Rather than there being one consistent concept serving as a narrative throughline in the house, guests experience three iconic monsters from Latin American lore: La Llorona, La Muelona, and La Siguanaba. This means that you almost get three mini houses with their own payoffs, with the house also offering a diverse selection of beasts. The house also briefly takes you back outside into the open air, blurring the line between reality and fiction, and it happens at a point that feels organic to the flow of the house.

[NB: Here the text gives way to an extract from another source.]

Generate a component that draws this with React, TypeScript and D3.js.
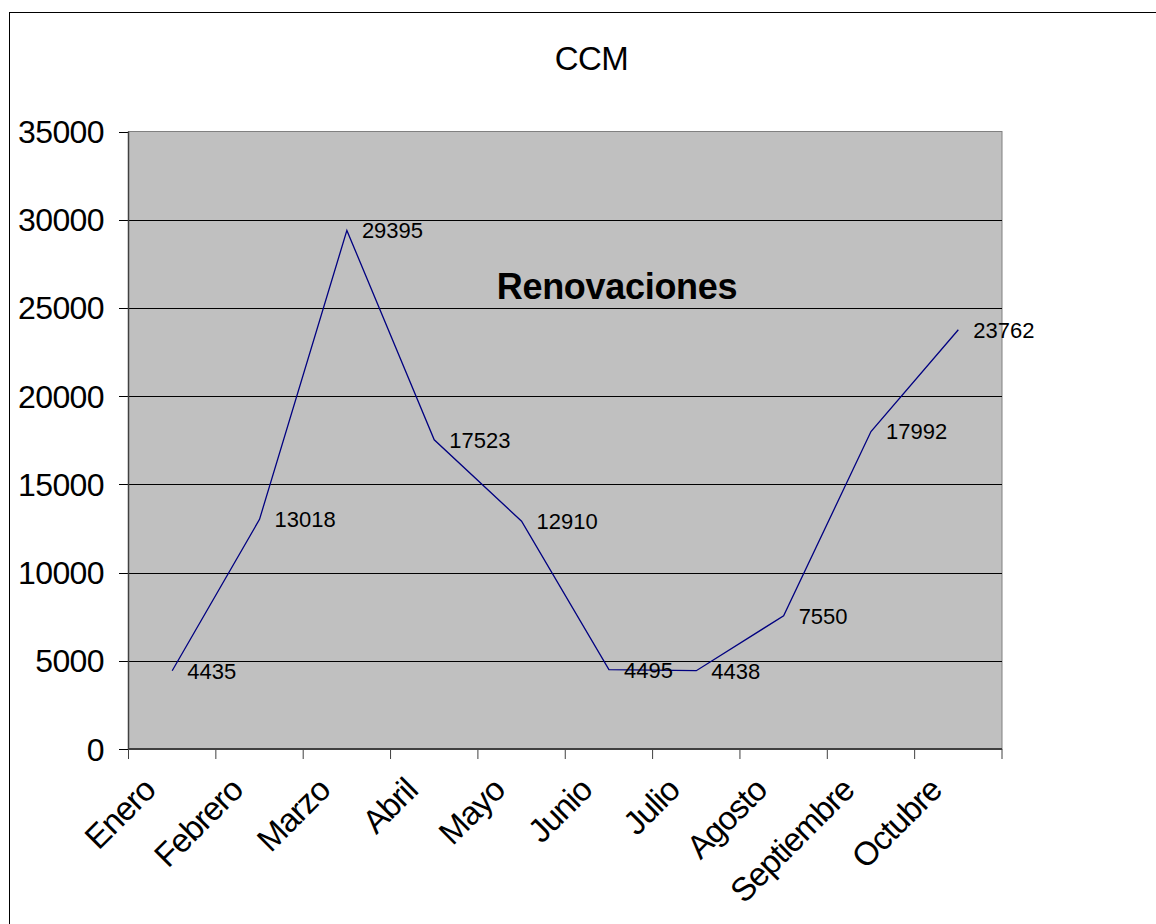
import React from "react";
import * as d3 from "d3";

const months = ["Enero", "Febrero", "Marzo", "Abril", "Mayo", "Junio", "Julio", "Agosto", "Septiembre", "Octubre"];
const renovaciones = [4435, 13018, 29395, 17523, 12910, 4495, 4438, 7550, 17992, 23762];
const yTicks = [0, 5000, 10000, 15000, 20000, 25000, 30000, 35000];
const chartTitle = "CCM";
const seriesTitle = "Renovaciones";

const W = 1156;
const H = 924;
const plot = { left: 128.5, top: 131.5, right: 1002, bottom: 749 };
const FONT = "Arial, 'Liberation Sans', sans-serif";

export default function App() {
  const x = d3.scaleBand<string>().domain(months).range([plot.left, plot.right]).padding(0);
  const y = d3.scaleLinear().domain([0, 35000]).range([plot.bottom, plot.top]);
  const cx = (m: string) => (x(m) ?? 0) + x.bandwidth() / 2;
  const line = d3
    .line<number>()
    .x((_, i) => cx(months[i]))
    .y((d) => y(d));
  const tickXs = [...months.map((m) => x(m) ?? 0), plot.right];

  return (
    <svg
      width={W}
      height={H}
      style={{ position: "absolute", left: 0, top: 0, background: "#fff" }}
      fontFamily={FONT}
    >
      <rect x={9.5} y={12.5} width={W + 20} height={H + 20} fill="#fff" stroke="#000" strokeWidth={1} />
      <text x={591.5} y={70} fontSize={33} textAnchor="middle" fill="#000" letterSpacing={-0.5}>
        {chartTitle}
      </text>
      <rect
        x={plot.left}
        y={plot.top}
        width={plot.right - plot.left}
        height={plot.bottom - plot.top}
        fill="#c0c0c0"
        stroke="#808080"
        strokeWidth={1}
      />
      {yTicks.map((t) => (
        <g key={t}>
          {t > 0 && t < 35000 && (
            <line x1={plot.left} x2={plot.right} y1={Math.round(y(t)) + 0.5} y2={Math.round(y(t)) + 0.5} stroke="#000" strokeWidth={1} />
          )}
          <line x1={119} x2={plot.left} y1={Math.round(y(t)) + 0.5} y2={Math.round(y(t)) + 0.5} stroke="#000" strokeWidth={1} />
          <text x={104} y={y(t)} dy="0.36em" fontSize={32} textAnchor="end" fill="#000" letterSpacing={-0.6}>
            {t}
          </text>
        </g>
      ))}
      <line x1={plot.left} x2={plot.left} y1={plot.top} y2={plot.bottom} stroke="#404040" strokeWidth={1.5} />
      <line x1={plot.left} x2={plot.right} y1={plot.bottom} y2={plot.bottom} stroke="#404040" strokeWidth={2} />
      {tickXs.map((tx, i) => (
        <line key={i} x1={tx} x2={tx} y1={plot.bottom} y2={759} stroke="#404040" strokeWidth={1} />
      ))}
      {months.map((m) => (
        <text
          key={m}
          transform={`translate(${cx(m) - 23},784) rotate(-45)`}
          dy="0.35em"
          fontSize={33}
          textAnchor="end"
          fill="#000"
          letterSpacing={-1}
        >
          {m}
        </text>
      ))}
      <path d={line(renovaciones) ?? ""} fill="none" stroke="#000080" strokeWidth={1.3} />
      {renovaciones.map((v, i) => (
        <text key={i} x={cx(months[i]) + 15} y={y(v)} dy="0.36em" fontSize={22} fill="#000">
          {v}
        </text>
      ))}
      <text x={617} y={299} fontSize={36} fontWeight="bold" textAnchor="middle" fill="#000" letterSpacing={-0.3}>
        {seriesTitle}
      </text>
    </svg>
  );
}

Monstrous has some of the coolest, biggest, and weirdest creations at this year’s Halloween Horror Nights in Hollywood, and to top it off, you also exit directly into a Scare Zone, which makes it feel like the entire experience is prolonged. If there’s only one house you can make it to at Halloween Horror Nights at Universal Studios Hollywood, make it Monstrous.
Honorable Mention: Terror Tram

I have a soft spot for the Terror Tram, as it is reminiscent of more backwoods haunted houses where you get to just wander around at your own pace. You get dropped off on a path, people with chainsaws pop out at you, and they also sneak up from behind.
This year’s Terror Tram honors 15 years of Blumhouse, with the experience including dancing M3GANs, monsters from Insidious, masked figures from The Purge, The Black Phone’s Grabber, and more various characters from their history. The path itself is segmented, as you pass from one specific zone to another, as opposed to all of Blumhouse’s greatest hits intermingling the whole time.
Even though I don’t care about the movies all that much, The Purge characters still remain some of the freakiest psychos to walk past. The movies themselves have allowed for killers to wear all sorts of intimidating disguises, virtually all of which are represented throughout the Terror Tram. If you’re like me, you’ll enjoy immersing yourself among these Purge psychos, but unless you have a major affinity for them or other Blumhouse characters, this year’s Terror Tram isn’t a must-see. Though there’s one part where the Grabber is supposed to be skating on ice and he’s clearly wearing Heelys and that just rocks.